Reading Billy Collins is like reading T.S. Eliot except the allusions are in your head or in front of you instead of in books. A poet reading Billy Collins is like an auto mechanic reading Richard Brautigan. It’s hard to get mad at Billy Collins, but when you do, your anger is probably already in one of his poems. If Billy Collins is a Confessional poet, I wonder what he’s confessing? That he is in love with clichés and has to tease them into original language? That he’s irritated by established poets and poety and every word he writes is like a pin in a voodoo doll of Wordsworth, Dickenson, Pound, Williams, Plath, Roethke, etc. Some poets make me want to write poems, but Billy Collins makes me want to draw cartoons because the poem has already been written. Billy Collins drinks a cup of tea like Robert Frost searches for a rhyme. If Billy Collins had written the Lord’s Prayer, it might go something like this: Father, you’re in the ground, but I still remember your name, your future is still mine in how I look and act, and you still bring home the bacon, if only metaphorically. Because you forgave me, I forgive people. You didn’t let me fall into your bad habits, so I remain lucky. I really appreciate that, and so will my kids and their kids and so on. Thanks.

3 comments:

Jim Hepworth said...

What do you mean when you say "the poem has already been written"? That other poets have written the same poem only better or that Collins has already written the poem or. . . ?
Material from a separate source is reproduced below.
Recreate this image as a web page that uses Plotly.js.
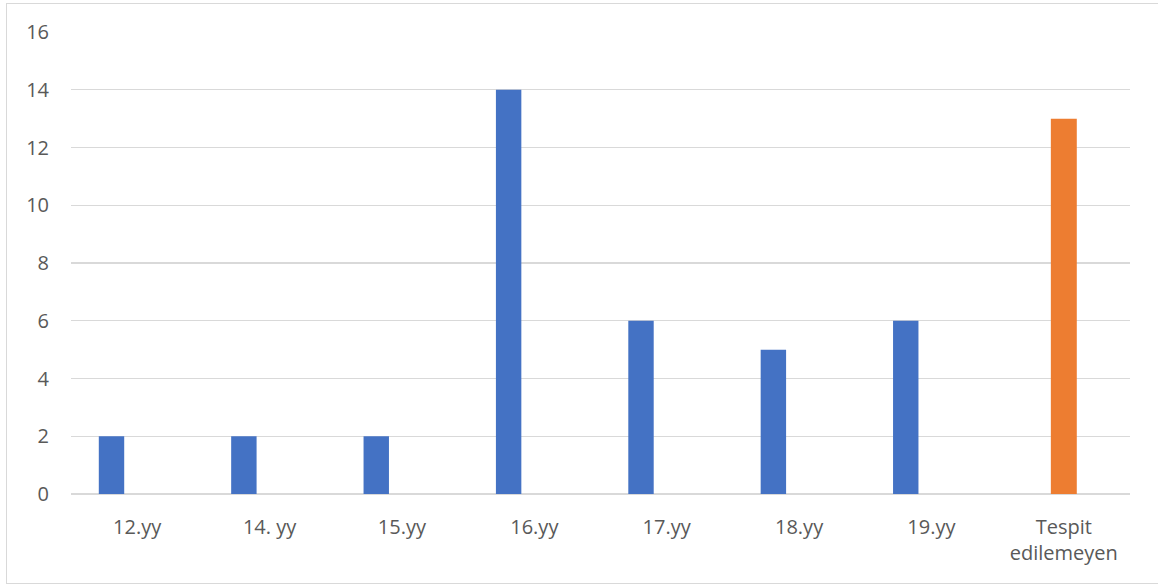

I like this blog spot. It's purdy.

Becker said...

This isn't technically the place for it, but I have to comment on the photo of the Derridean lunchbox to wonder what it's made of? I suspect tin, but then again, I won't know until I've deconstructed it.

jimmy550 said...

Dr. Keeler,

Most notably for me in your response to Collins is your statement about Collin's allusions to everyday life. This observation struck me as profound, and it speaks directly to the power of Collin's work, his ability to move the reader by connecting with her through these "allusions." Furthermore, such a "device" in poetics is synonymous with contemporary poetry, it strikes me.